Brady had another pedestrian game, which is becoming all too common. He threw an interception on his first pass, and overall completed 13 of 22 for just 116 yards and a touchdown, with three sacks. Brady has had some low yardage totals before, but it’s been awhile — 76 yards against the Dolphins in 2004, 78 yards against them in 2006, 115 yards against the Bills in 2009.

Sunday was the fourth straight game in which the normally accurate Brady has failed to complete at least 60 percent of his passes. He has two touchdown passes and four interceptions in that stretch as the Patriots have gone 2-2, and he has taken 16 sacks, including three on Sunday.
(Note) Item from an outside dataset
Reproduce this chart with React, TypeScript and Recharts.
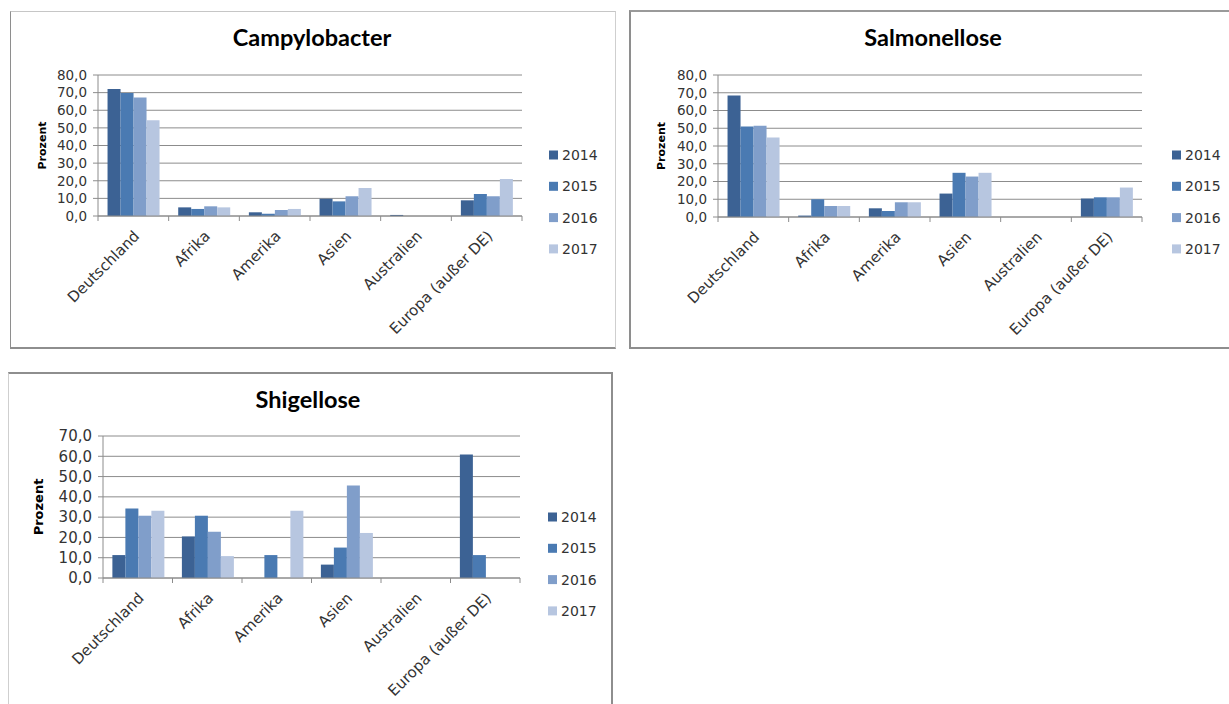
import { BarChart, Bar, XAxis, YAxis, CartesianGrid, Label } from "recharts";

const categories = ["Deutschland", "Afrika", "Amerika", "Asien", "Australien", "Europa (außer DE)"];
const years = ["2014", "2015", "2016", "2017"];
const yearColors = ["#3C6294", "#4A7AB2", "#809ECA", "#B7C6E0"];

// Campylobacter, Prozent je Region
const campy2014 = [72.0, 4.9, 2.1, 9.8, 0.6, 8.9];
const campy2015 = [69.8, 4.0, 1.3, 8.3, 0, 12.5];
const campy2016 = [67.3, 5.5, 3.4, 11.2, 0, 11.2];
const campy2017 = [54.3, 4.9, 4.0, 15.9, 0, 21.0];

// Salmonellose
const salm2014 = [68.5, 0.8, 4.9, 13.2, 0, 10.4];
const salm2015 = [51.0, 10.0, 3.4, 24.9, 0, 11.1];
const salm2016 = [51.4, 6.2, 8.3, 22.8, 0, 11.1];
const salm2017 = [44.8, 6.2, 8.3, 24.9, 0, 16.6];

// Shigellose
const shig2014 = [11.3, 20.5, 0, 6.6, 0, 60.9];
const shig2015 = [34.3, 30.7, 11.3, 15.0, 0, 11.3];
const shig2016 = [30.7, 22.8, 0, 45.6, 0, 0];
const shig2017 = [33.2, 10.8, 33.2, 22.2, 0, 0];

const ticks80 = [0, 10, 20, 30, 40, 50, 60, 70, 80];
const ticks70 = [0, 10, 20, 30, 40, 50, 60, 70];

const GRID = "#8c8c8c";
const TEXT = "#333333";
const FONT = "'DejaVu Sans', Verdana, sans-serif";

const buildRows = (series: number[][]) =>
  categories.map((name, i) => {
    const row: Record<string, string | number> = { name };
    years.forEach((y, k) => (row[y] = series[k][i]));
    return row;
  });

type PanelProps = {
  title: string;
  series: number[][];
  yTicks: number[];
  left: number;
  top: number;
  width: number;
  height: number;
  plot: { left: number; right: number; top: number; bottom: number };
  titleX: number;
  titleY: number;
  legendX: number;
  legendY: number;
  tickFont: number;
  catFont: number;
  labelFont: number;
  labelX: number;
  borders: React.CSSProperties;
};

const fmt = (v: number) => v.toFixed(1).replace(".", ",");

const Panel = (p: PanelProps) => {
  const data = buildRows(p.series);
  const plotW = p.plot.right - p.plot.left;
  const bw = plotW / categories.length;
  const axisY = p.plot.bottom;

  const CategoryTick = (props: any) => {
    const { x, payload, index } = props;
    return (
      <g>
        <line x1={x - bw / 2} y1={axisY} x2={x - bw / 2} y2={axisY + 5} stroke={GRID} />
        {index === categories.length - 1 && (
          <line x1={x + bw / 2} y1={axisY} x2={x + bw / 2} y2={axisY + 5} stroke={GRID} />
        )}
        <text
          transform={`translate(${x + 7},${axisY + 21}) rotate(-45)`}
          textAnchor="end"
          fontSize={p.catFont}
          fontFamily={FONT}
          fill={TEXT}
        >
          {payload.value}
        </text>
      </g>
    );
  };

  return (
    <div style={{ position: "absolute", left: p.left, top: p.top, width: p.width, height: p.height }}>
      <div style={{ position: "absolute", left: 0, top: 0 }}>
        <BarChart
          width={p.width}
          height={p.height}
          data={data}
          margin={{ top: p.plot.top, right: p.width - p.plot.right, bottom: 0, left: 0 }}
          barCategoryGap="13.5%"
          barGap={0}
        >
          <CartesianGrid vertical={false} stroke={GRID} />
          <XAxis
            dataKey="name"
            interval={0}
            height={p.height - p.plot.bottom}
            axisLine={{ stroke: GRID }}
            tickLine={false}
            tickSize={5}
            tickMargin={0}
            tick={CategoryTick}
          />
          <YAxis
            width={p.plot.left}
            domain={[0, p.yTicks[p.yTicks.length - 1]]}
            ticks={p.yTicks}
            interval={0}
            tickFormatter={fmt}
            axisLine={{ stroke: GRID }}
            tickLine={{ stroke: GRID }}
            tickSize={5}
            tickMargin={6}
            tick={{ fontSize: p.tickFont, fontFamily: FONT, fill: TEXT }}
          >
            <Label
              content={({ viewBox }: any) => (
                <text
                  transform={`translate(${p.labelX},${viewBox.y + viewBox.height / 2}) rotate(-90)`}
                  textAnchor="middle"
                  dominantBaseline="central"
                  fontSize={p.labelFont}
                  fontWeight="bold"
                  fontFamily={FONT}
                  fill="#000"
                >
                  Prozent
                </text>
              )}
            />
          </YAxis>
          {years.map((y, k) => (
            <Bar key={y} dataKey={y} fill={yearColors[k]} isAnimationActive={false} />
          ))}
        </BarChart>
      </div>
      <svg
        width={p.width}
        height={p.height}
        style={{ position: "absolute", left: 0, top: 0, pointerEvents: "none" }}
      >
        <text
          x={p.titleX}
          y={p.titleY}
          textAnchor="middle"
          fontFamily="Lato, 'Open Sans', sans-serif"
          fontWeight="bold"
          fontSize={23.5}
          fill="#000"
        >
          {p.title}
        </text>
        {years.map((y, k) => (
          <g key={y}>
            <rect x={p.legendX} y={p.legendY + k * 31.3 - 4.5} width={9} height={9} fill={yearColors[k]} />
            <text
              x={p.legendX + 13}
              y={p.legendY + k * 31.3}
              dominantBaseline="central"
              fontSize={14}
              fontFamily={FONT}
              fill={TEXT}
            >
              {y}
            </text>
          </g>
        ))}
      </svg>
      <div
        style={{
          position: "absolute",
          left: 0,
          top: 0,
          width: p.width,
          height: p.height,
          boxSizing: "border-box",
          pointerEvents: "none",
          ...p.borders,
        }}
      />
    </div>
  );
};

export default function App() {
  return (
    <div
      style={{
        position: "absolute",
        left: 0,
        top: 0,
        width: 1229,
        height: 704,
        overflow: "hidden",
        background: "#fff",
      }}
    >
      <Panel
        title="Campylobacter"
        series={[campy2014, campy2015, campy2016, campy2017]}
        yTicks={ticks80}
        left={10}
        top={11}
        width={606}
        height={338}
        plot={{ left: 88, right: 512, top: 64, bottom: 205 }}
        titleX={302}
        titleY={35}
        legendX={539}
        legendY={144}
        tickFont={13.5}
        catFont={15}
        labelFont={11}
        labelX={32}
        borders={{
          borderLeft: "1px solid #8e8e8e",
          borderTop: "1px solid #c6c6c6",
          borderRight: "1px solid #cfcfcf",
          borderBottom: "2px solid #8e8e8e",
        }}
      />
      <Panel
        title="Salmonellose"
        series={[salm2014, salm2015, salm2016, salm2017]}
        yTicks={ticks80}
        left={629}
        top={10}
        width={610}
        height={339}
        plot={{ left: 89, right: 513, top: 65, bottom: 207 }}
        titleX={304}
        titleY={36}
        legendX={543}
        legendY={145}
        tickFont={13.5}
        catFont={15}
        labelFont={11}
        labelX={32}
        borders={{
          borderLeft: "2px solid #8e8e8e",
          borderTop: "2px solid #9a9a9a",
          borderBottom: "2px solid #8e8e8e",
        }}
      />
      <Panel
        title="Shigellose"
        series={[shig2014, shig2015, shig2016, shig2017]}
        yTicks={ticks70}
        left={8}
        top={372}
        width={605}
        height={340}
        plot={{ left: 95, right: 512, top: 64, bottom: 206 }}
        titleX={300}
        titleY={36}
        legendX={540}
        legendY={145}
        tickFont={15}
        catFont={15}
        labelFont={13}
        labelX={30}
        borders={{
          borderLeft: "1px solid #cfcfcf",
          borderTop: "2px solid #8e8e8e",
          borderRight: "2px solid #8e8e8e",
        }}
      />
    </div>
  );
}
Coach Bill Belichick avoided a question about Brady’s hand, and later added, “He had plenty of good throws today.”

“We’re obviously not doing a great job in a lot of areas on offense, so we’re trying to get it right, we’re working at it,” Brady said. “We know what we have to do, we just have to go out there and do it for 60 minutes.”

It would be unfair to blame Brady’s recent woes solely on a hand injury. His offensive line has been inconsistent, he’s still figuring out how to get on the same page with his new receivers, and he has been stubborn about throwing the ball away, taking several unnecessary coverage sacks.

“I’m not surprised given what’s going on here,” Wheeler said. “New guys, they’ve just been struggling. Today they struggled in some areas, but we couldn’t take advantage of it in the second half.”

But the injury — whatever it is — is obviously hampering Brady. He kept the hand protected in his front pouch in the huddle, only taking it out when he reached the line of scrimmage.

“It’s got to be affecting his play,” Zolak said during the radio broadcast. “There’s more to this Brady hand thing than we’ll ever know.”

But playing hurt is reality in the NFL. Brady’s hand looked relatively normal in his postgame news conference, and whatever is ailing him, it’s not affecting him enough to take him off the field.

And Brady bounced back from a horrid first half to lead the Patriots to 24 unanswered points in the second, although the defense forcing two turnovers certainly played a big role.

His stats would have been even better had Nate Solder not been busted for holding, wiping out a brilliant 30-yard touchdown pass to Rob Gronkowski.

“I think there’s a difference between being injured and being hurt,” receiver Austin Collie said. “No one in this league feels 100 percent healthy. You’re going to get banged up. But the guy, he definitely has some grit. With the injury that he has, and to make some of the throws he made today was pretty impressive.”

Despite Brady’s subpar numbers, some of the Dolphins defenders had nothing but positive words for his play.

“He played awesome,” Ellerbe said.

Awesome? Why awesome?

“He put the ball where it needed to be, he threw his receivers open,” Ellerbe said. “He just played like Tom Brady.”

Brady may be playing with a bad hand, and may be starting to show signs of age at 36, but he’s still mentally on top of his game. Leading, 20-17, in the fourth quarter, the lead-footed Brady saw a big hole in the zone and scrambled for 8 yards on fourth and 4. Six plays later, Stevan Ridley made the score 27-17, and the game was all but over.

“One thing about Tom, he’s a smart player, he knows when to run,” Belichick said. “As usual, a great decision by Tom. We know he’s not in there to run the ball, but sometimes it opens up like that and you can take advantage of it, and he did.”

The Patriots entered the day 20th in points and 16th in total offense.

They had 252 total yards Sunday, and have been held under 300 in three of their last four games.

Obviously, this isn’t the Patriots offense we expected to see this year, and something isn’t quite right with Brady. But football is a results business, and it’s hard to be too upset with Brady and the Patriots right now.